Bannon wound up with the heaviest album in his catalog. "I absolutely adore being in Converge — it's been a part of the fabric of my being since I was a kid," he says. "I've spent more than half my life in it. But it's also not really a metal band, although it has metal leanings at times and it's hyper-aggressive. This is the closest thing I've done that's rooted in more traditional death metal, at least it's in terms of speed and ferocity and heaviness."

McKenzie is a metal fanatic with an ear for pulverizing riffs and dense atmospheres — he even helped shape the album's massive sound by recording basic guitar and bass tracks at his home studio. But heaviness is just one color in his musical palette: He grew up absorbing video game soundtracks and classical music, and "the first record [he recalls] caring about" is Michael Jackson's Thriller. ("I remember listening to my parents' vinyl," he says. "For some reason, that insert of the gatefold has Michael Jackson lying with tiger cubs or something. I remember being blown away by the spectacle of it all.") And his resumé is hilariously eclectic: When he isn't playing in metal bands, including his doom-metal solo project, Stomach Earth, he does freelance audio work at MIT and Harvard, recording wind ensembles, jazz ensembles and symphony orchestras; he's also racked up sync music credits for famous brands including Sesame Street. (That's his cheery tune driving the Sesame Studios "Potty Training Song in 6 Steps!" web video — a childhood dream realized, even if he's still pissed they cut out his custom "shit plop" sound.)

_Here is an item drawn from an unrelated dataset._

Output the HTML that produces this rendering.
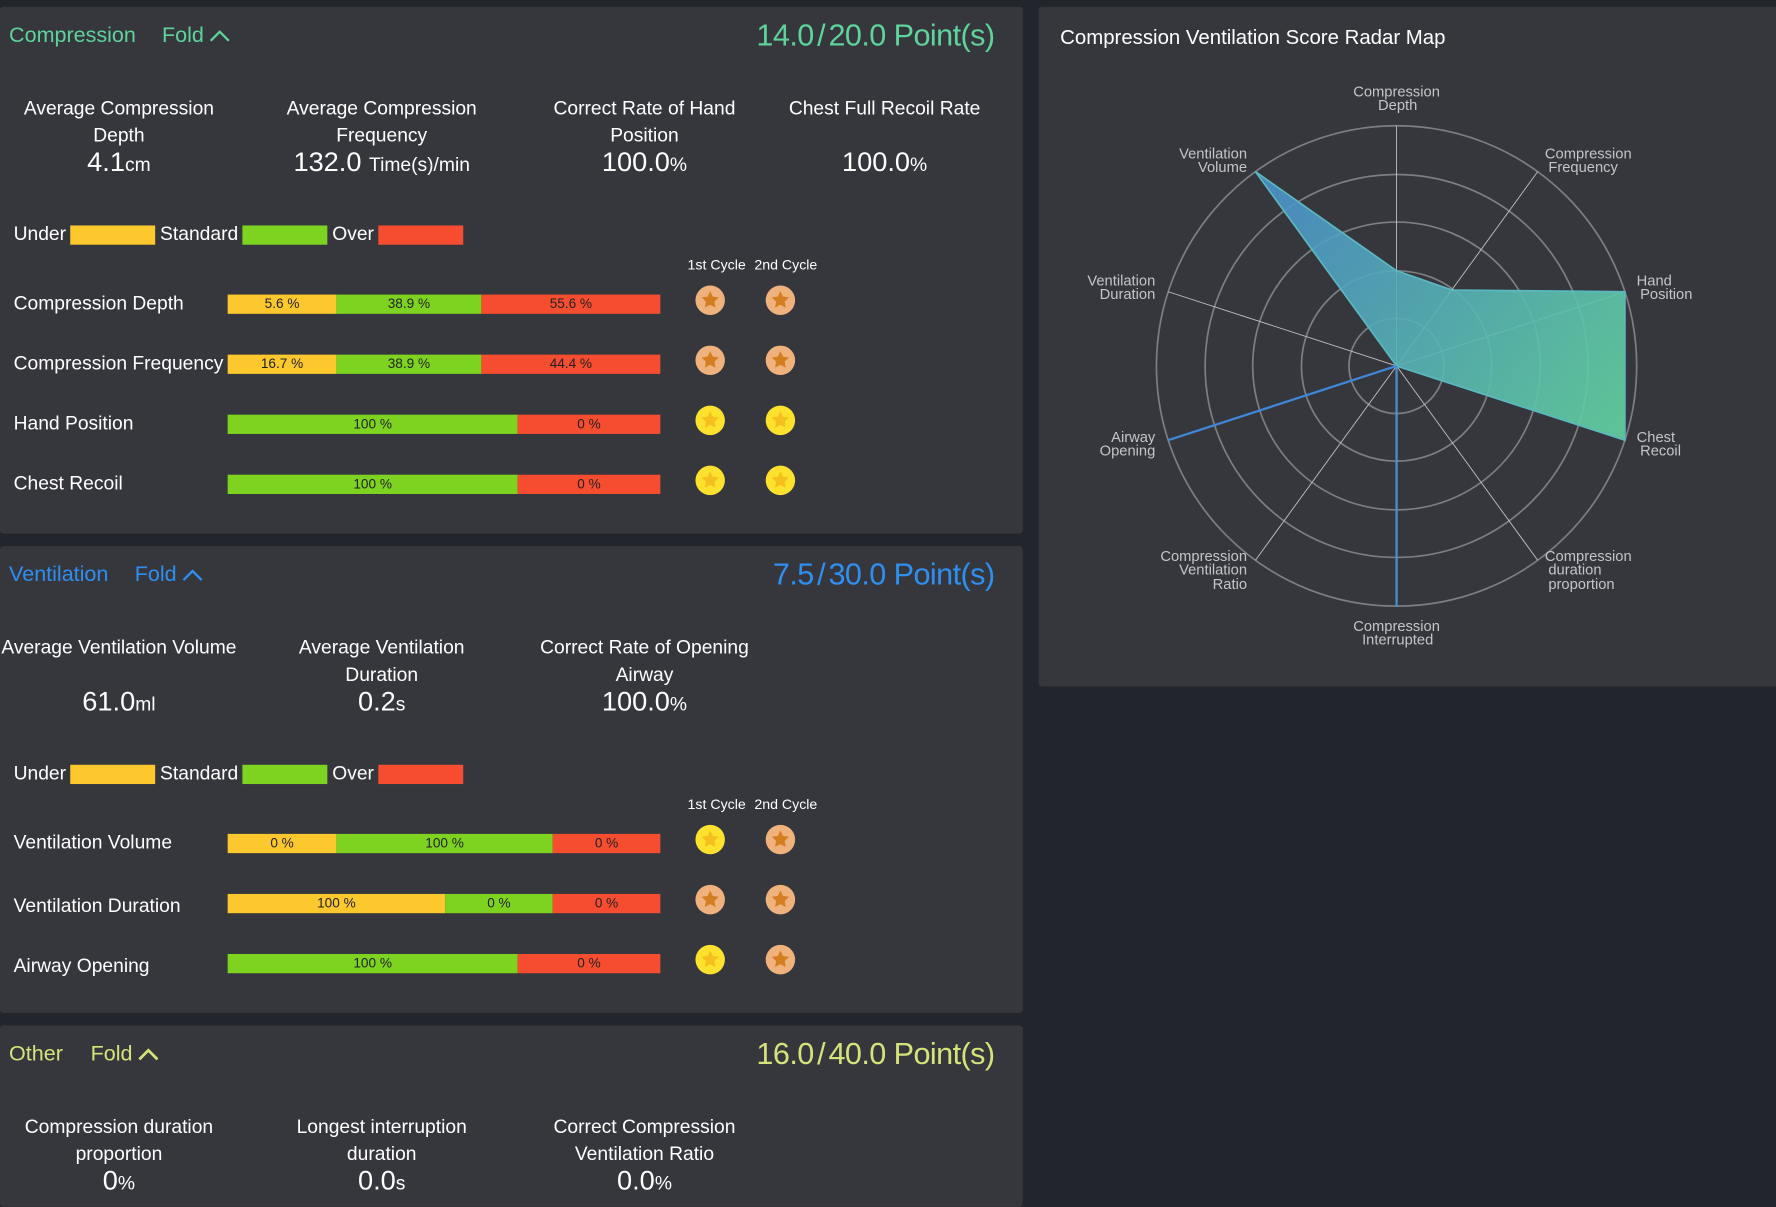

Working in these varied, non-metal fields helped McKenzie bring a renewed clarity to his writing — a change of pace from the Red Chord's breathless, riff-per-second approach. "It made me focus more on the parts that matter," he says. "[In Umbra Vitae], Greg and I would write riffs and say, 'We don't want to make this overly technical.' For years, we had this major ADHD thing going on where we'd write a two-minute song with 20 riffs in it. One of the things I learned from playing with Wear Your Wounds is the opposite end of the spectrum: 'We played this riff 16 times, and that's OK.' It's OK to let thing breathe a little."

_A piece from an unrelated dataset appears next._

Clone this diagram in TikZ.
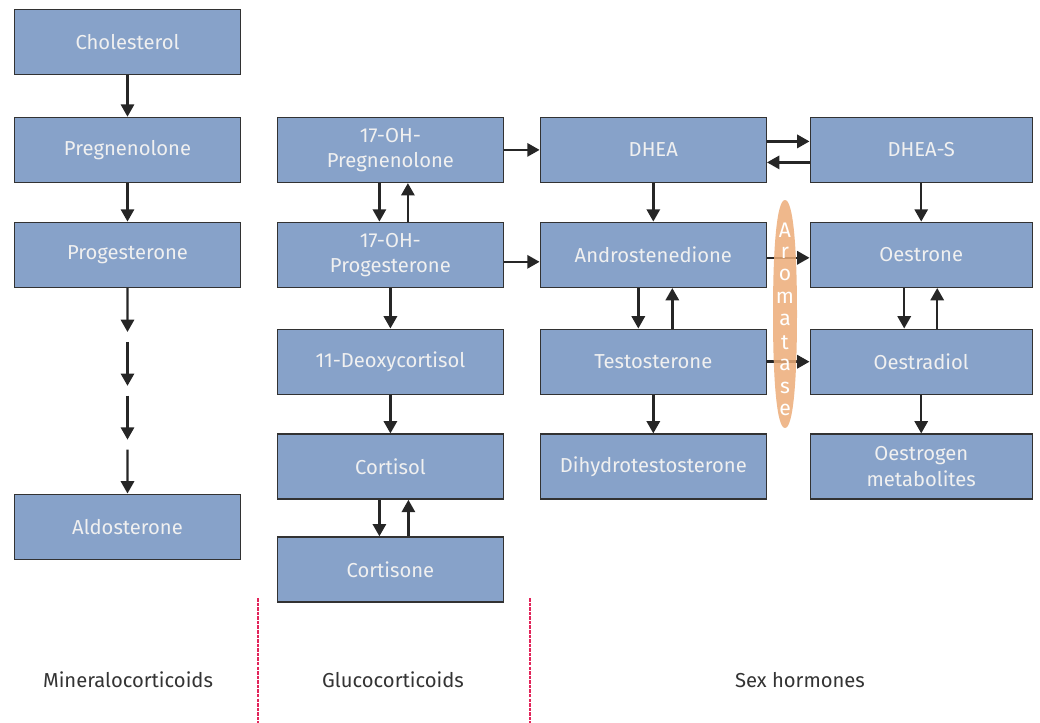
\documentclass[tikz,border=0pt]{standalone}
\usepackage{fontspec}
\setmainfont{Fira Sans}
\usetikzlibrary{positioning,arrows.meta,calc}
\definecolor{boxblue}{RGB}{135,162,201}
\definecolor{boxline}{RGB}{50,50,50}
\definecolor{aromorange}{RGB}{236,172,120}
\definecolor{splitred}{RGB}{226,36,90}
\tikzset{
	>={Triangle[length=7pt,width=7.5pt]}, % filled arrow heads
	hormone/.style={draw=boxline, line width=0.8pt, fill=boxblue, text=white!94!black, minimum width=4.52cm, minimum height=1.30cm, align=center, font=\fontsize{11.5}{14.5}\selectfont, inner sep=2pt}, % the blue boxes
	path/.style={->, line width=1.4pt, draw=black!85}, % the conversion arrows
	group/.style={text=black!80, font=\fontsize{11.5}{13}\selectfont}, % the labels at the bottom
}
\begin{document}
\begin{tikzpicture}
	\useasboundingbox (0,0) rectangle (20.8,-14.46);
	% mineralocorticoids
	\node[hormone] (chol) at (2.55,-0.84) {Cholesterol};
	\node[hormone,below=0.83cm of chol] (preg) {Pregnenolone};
	\node[hormone,below=0.77cm of preg] (prog) {Progesterone};
	\node[hormone,below=4.11cm of prog] (aldo) {Aldosterone};
	% glucocorticoids
	\node[hormone,right=0.71cm of preg] (ohpreg) {17-OH-\\Pregnenolone};
	\node[hormone,below=0.77cm of ohpreg] (ohprog) {17-OH-\\Progesterone};
	\node[hormone,below=0.81cm of ohprog] (deoxy) {11-Deoxycortisol};
	\node[hormone,below=0.77cm of deoxy] (cortisol) {Cortisol};
	\node[hormone,below=0.73cm of cortisol] (cortisone) {Cortisone};
	% sex hormones
	\node[hormone,right=0.71cm of ohpreg] (dhea) {DHEA};
	\node[hormone,right=0.71cm of ohprog] (andro) {Androstenedione};
	\node[hormone,right=0.71cm of deoxy] (testo) {Testosterone};
	\node[hormone,right=0.71cm of cortisol] (dht) {Dihydrotestosterone};
	\node[hormone,minimum width=4.44cm,right=0.85cm of dhea] (dheas) {DHEA-S};
	\node[hormone,minimum width=4.44cm,right=0.85cm of andro] (estrone) {Oestrone};
	\node[hormone,minimum width=4.44cm,right=0.85cm of testo] (estradiol) {Oestradiol};
	\node[hormone,minimum width=4.44cm,right=0.85cm of dht] (estmet) {Oestrogen\\metabolites};

	\draw[path] (chol) -- (preg);
	\draw[path] (preg) -- (prog);
	\foreach \a/\b in {0/0.214, 0.262/0.476, 0.524/0.738, 0.786/1}
		\draw[path] ($(prog.south)!\a!(aldo.north)$) -- ($(prog.south)!\b!(aldo.north)$);

	\draw[path] ([xshift=-0.22cm]ohpreg.south) -- ([xshift=-0.22cm]ohprog.north);
	\draw[path] ([xshift=0.35cm]ohprog.north) -- ([xshift=0.35cm]ohpreg.south);
	\draw[path] (ohprog) -- (deoxy);
	\draw[path] (deoxy) -- (cortisol);
	\draw[path] ([xshift=-0.22cm]cortisol.south) -- ([xshift=-0.22cm]cortisone.north);
	\draw[path] ([xshift=0.36cm]cortisone.north) -- ([xshift=0.36cm]cortisol.south);

	\draw[path] (ohpreg) -- (dhea);
	\draw[path] ([yshift=-0.14cm]ohprog.east) -- ([yshift=-0.14cm]andro.west);
	\draw[path] ([yshift=0.17cm]dhea.east) -- ([yshift=0.17cm]dheas.west);
	\draw[path] ([yshift=-0.25cm]dheas.west) -- ([yshift=-0.25cm]dhea.east);
	\draw[path] (dhea) -- (andro);
	\draw[path] ([xshift=-0.3cm]andro.south) -- ([xshift=-0.3cm]testo.north);
	\draw[path] ([xshift=0.38cm]testo.north) -- ([xshift=0.38cm]andro.south);
	\draw[path] (testo) -- (dht);
	\draw[path] (dheas) -- (estrone);
	\draw[path] ([xshift=-0.34cm]estrone.south) -- ([xshift=-0.34cm]estradiol.north);
	\draw[path] ([xshift=0.32cm]estradiol.north) -- ([xshift=0.32cm]estrone.south);
	\draw[path] (estradiol) -- (estmet);
	\draw[path] ([yshift=-0.06cm]andro.east) -- ([yshift=-0.06cm]estrone.west);
	\draw[path] (testo) -- (estradiol);

	% aromatase
	\fill[aromorange, fill opacity=0.85] (15.70,-4.0) .. controls (15.86,-4.0) and (15.94,-4.9) .. (15.94,-6.28)
		.. controls (15.94,-7.66) and (15.86,-8.56) .. (15.70,-8.56)
		.. controls (15.54,-8.56) and (15.46,-7.66) .. (15.46,-6.28)
		.. controls (15.46,-4.9) and (15.54,-4.0) .. cycle;
	\foreach \l [count=\i from 0] in {A,r,o,m,a,t,a,s,e}
		\node[text=white, font=\fontsize{12}{13}\selectfont, inner sep=0pt] (arom\i) at (15.70,-4.6-0.45*\i) {\l};

	% groups
	\draw[splitred, line width=0.7pt, dash pattern=on 2pt off 0.6pt] (5.16,-11.96) -- (5.16,-14.46);
	\draw[splitred, line width=0.7pt, dash pattern=on 2pt off 0.6pt] (10.6,-11.96) -- (10.6,-14.46);
	\node[group] (mineral) at (2.56,-13.6) {Mineralocorticoids};
	\node[group] (gluco) at (7.86,-13.6) {Glucocorticoids};
	\node[group] (sex) at (16.0,-13.6) {Sex hormones};
\end{tikzpicture}
\end{document}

Shadow of Life breathes, but it's also a satisfyingly compact listen: Tracks like the cinematic "Fear Is a Fossil" and "Ethereal Emptiness" pummel you in the skull and flee the scene quickly — in these two cases, in three minutes or less. And they pack some compelling ideas into those small spaces. "That song just embraces the potential that everything is empty, that we need to accept that fact to move on," Bannon says of the latter. "We spend a lot of time exploring ideas of the soul and afterlife, and we lose sight of some incredibly important things like present day."

"When I started sending the guys the lyrics, they were joking around and calling it 'righteous metal,'" he adds. "There isn't much of that sort of character in written lyrics in the metal world, where things tend to fall more into the fantasy realm or shocking realm — or cliché."

Shadow of Life is righteous, finding seeds of hope within its dystopian scenery. And for Bannon, these messages were urgent.

"Over the last 10 years or so, I've had the mentality of, 'If you think it, make it,'" he says, observing the road to Umbra Vitae. "We all have some sort of clock ticking in ourselves. This is it. If now's not the time to do it, when is the time?"